**Your objective:** Wherever the word "matplotlib" appears in the entries, copy the whole line.

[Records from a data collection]
═══
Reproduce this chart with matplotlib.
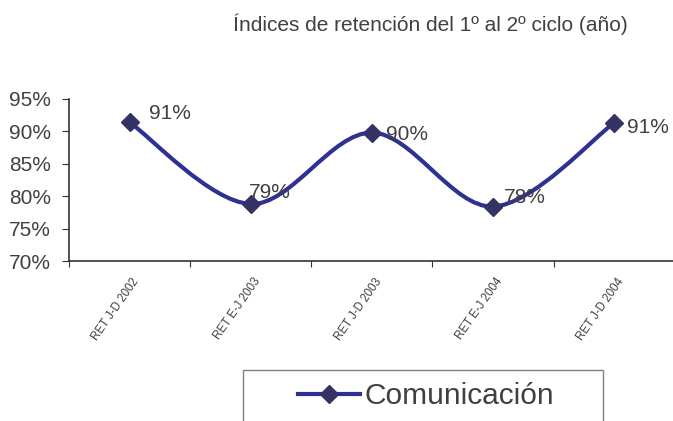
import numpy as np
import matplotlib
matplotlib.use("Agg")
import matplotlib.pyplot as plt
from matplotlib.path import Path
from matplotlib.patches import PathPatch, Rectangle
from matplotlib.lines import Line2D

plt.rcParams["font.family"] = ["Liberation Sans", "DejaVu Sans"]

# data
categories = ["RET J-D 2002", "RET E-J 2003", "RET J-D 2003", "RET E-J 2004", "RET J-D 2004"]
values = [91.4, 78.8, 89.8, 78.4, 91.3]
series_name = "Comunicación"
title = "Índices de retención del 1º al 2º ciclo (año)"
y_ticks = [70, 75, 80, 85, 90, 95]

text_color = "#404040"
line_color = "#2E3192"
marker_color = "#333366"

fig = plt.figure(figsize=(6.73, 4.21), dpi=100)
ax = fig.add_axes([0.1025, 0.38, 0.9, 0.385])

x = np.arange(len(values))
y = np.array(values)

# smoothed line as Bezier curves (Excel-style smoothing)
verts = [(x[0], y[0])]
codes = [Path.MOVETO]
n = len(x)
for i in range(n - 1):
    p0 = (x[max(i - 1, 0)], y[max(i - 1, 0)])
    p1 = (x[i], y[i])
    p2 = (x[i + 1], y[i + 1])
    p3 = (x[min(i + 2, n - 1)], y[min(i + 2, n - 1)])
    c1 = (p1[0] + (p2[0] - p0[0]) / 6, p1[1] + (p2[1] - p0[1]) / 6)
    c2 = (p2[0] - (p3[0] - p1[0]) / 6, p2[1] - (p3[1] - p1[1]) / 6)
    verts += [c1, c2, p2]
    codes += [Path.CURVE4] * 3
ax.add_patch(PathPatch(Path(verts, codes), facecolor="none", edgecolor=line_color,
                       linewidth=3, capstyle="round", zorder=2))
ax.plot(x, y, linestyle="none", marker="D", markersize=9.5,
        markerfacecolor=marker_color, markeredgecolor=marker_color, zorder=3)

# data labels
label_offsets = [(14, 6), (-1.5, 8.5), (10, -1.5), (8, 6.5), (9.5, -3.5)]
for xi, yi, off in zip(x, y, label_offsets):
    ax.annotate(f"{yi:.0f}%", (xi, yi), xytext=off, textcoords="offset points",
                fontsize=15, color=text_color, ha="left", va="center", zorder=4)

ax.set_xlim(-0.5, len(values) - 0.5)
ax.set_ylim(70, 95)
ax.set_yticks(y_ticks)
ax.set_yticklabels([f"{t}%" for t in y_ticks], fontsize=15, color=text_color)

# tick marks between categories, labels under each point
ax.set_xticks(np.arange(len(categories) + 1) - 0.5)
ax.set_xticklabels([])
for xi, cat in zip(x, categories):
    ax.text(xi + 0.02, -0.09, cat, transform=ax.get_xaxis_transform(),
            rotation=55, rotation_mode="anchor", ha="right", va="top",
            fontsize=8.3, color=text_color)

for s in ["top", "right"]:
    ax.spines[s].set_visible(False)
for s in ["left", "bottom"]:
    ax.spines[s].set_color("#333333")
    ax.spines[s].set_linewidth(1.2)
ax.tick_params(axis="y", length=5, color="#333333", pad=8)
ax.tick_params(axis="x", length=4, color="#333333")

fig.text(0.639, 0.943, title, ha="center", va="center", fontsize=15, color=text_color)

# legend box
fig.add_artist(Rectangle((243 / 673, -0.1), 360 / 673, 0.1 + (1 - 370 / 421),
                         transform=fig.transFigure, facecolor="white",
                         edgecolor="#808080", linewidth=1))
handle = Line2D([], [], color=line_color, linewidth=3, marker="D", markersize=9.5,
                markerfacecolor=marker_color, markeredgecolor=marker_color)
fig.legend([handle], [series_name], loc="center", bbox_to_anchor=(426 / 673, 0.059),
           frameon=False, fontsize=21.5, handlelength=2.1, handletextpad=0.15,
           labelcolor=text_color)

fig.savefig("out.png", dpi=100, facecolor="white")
═══
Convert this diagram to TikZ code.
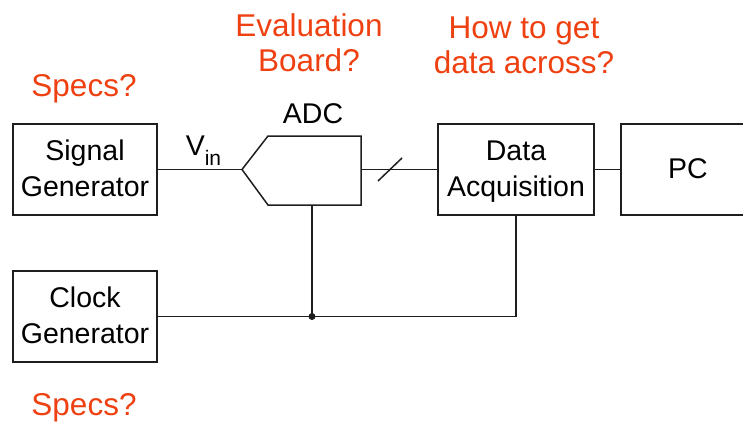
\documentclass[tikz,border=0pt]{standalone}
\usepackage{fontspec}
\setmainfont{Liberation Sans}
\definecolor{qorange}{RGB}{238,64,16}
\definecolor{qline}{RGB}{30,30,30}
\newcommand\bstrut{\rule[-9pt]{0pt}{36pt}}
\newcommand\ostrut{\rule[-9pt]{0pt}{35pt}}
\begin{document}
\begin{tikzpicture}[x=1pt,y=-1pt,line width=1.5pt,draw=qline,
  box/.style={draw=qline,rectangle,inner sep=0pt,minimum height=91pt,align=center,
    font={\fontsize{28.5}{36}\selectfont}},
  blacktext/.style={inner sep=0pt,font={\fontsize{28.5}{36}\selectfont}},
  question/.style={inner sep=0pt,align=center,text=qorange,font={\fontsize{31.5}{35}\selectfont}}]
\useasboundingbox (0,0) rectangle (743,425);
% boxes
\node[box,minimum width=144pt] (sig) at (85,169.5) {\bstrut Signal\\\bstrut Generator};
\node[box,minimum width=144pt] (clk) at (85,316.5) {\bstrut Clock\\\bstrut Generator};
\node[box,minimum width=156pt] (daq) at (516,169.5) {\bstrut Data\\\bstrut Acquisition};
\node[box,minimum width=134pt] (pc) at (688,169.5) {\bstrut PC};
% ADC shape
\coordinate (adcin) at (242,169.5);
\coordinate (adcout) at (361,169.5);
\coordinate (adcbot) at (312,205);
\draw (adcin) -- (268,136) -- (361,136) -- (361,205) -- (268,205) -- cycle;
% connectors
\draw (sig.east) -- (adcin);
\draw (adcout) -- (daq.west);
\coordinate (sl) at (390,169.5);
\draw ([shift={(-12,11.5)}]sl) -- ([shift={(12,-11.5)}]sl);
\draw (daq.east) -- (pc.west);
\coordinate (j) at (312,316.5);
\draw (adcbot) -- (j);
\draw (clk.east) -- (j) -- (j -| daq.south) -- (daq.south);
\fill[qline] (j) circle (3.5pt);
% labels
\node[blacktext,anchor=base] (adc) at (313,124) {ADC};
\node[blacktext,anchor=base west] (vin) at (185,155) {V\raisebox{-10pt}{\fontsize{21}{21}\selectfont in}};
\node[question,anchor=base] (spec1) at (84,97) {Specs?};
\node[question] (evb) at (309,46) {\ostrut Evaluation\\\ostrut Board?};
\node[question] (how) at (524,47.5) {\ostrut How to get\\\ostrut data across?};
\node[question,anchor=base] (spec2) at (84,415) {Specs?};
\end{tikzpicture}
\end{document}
═══
**Solution for this exercise:**
Reproduce this chart with matplotlib.
import matplotlib
matplotlib.use("Agg")
import matplotlib.pyplot as plt
from matplotlib.path import Path
from matplotlib.patches import PathPatch, Rectangle
from matplotlib.lines import Line2D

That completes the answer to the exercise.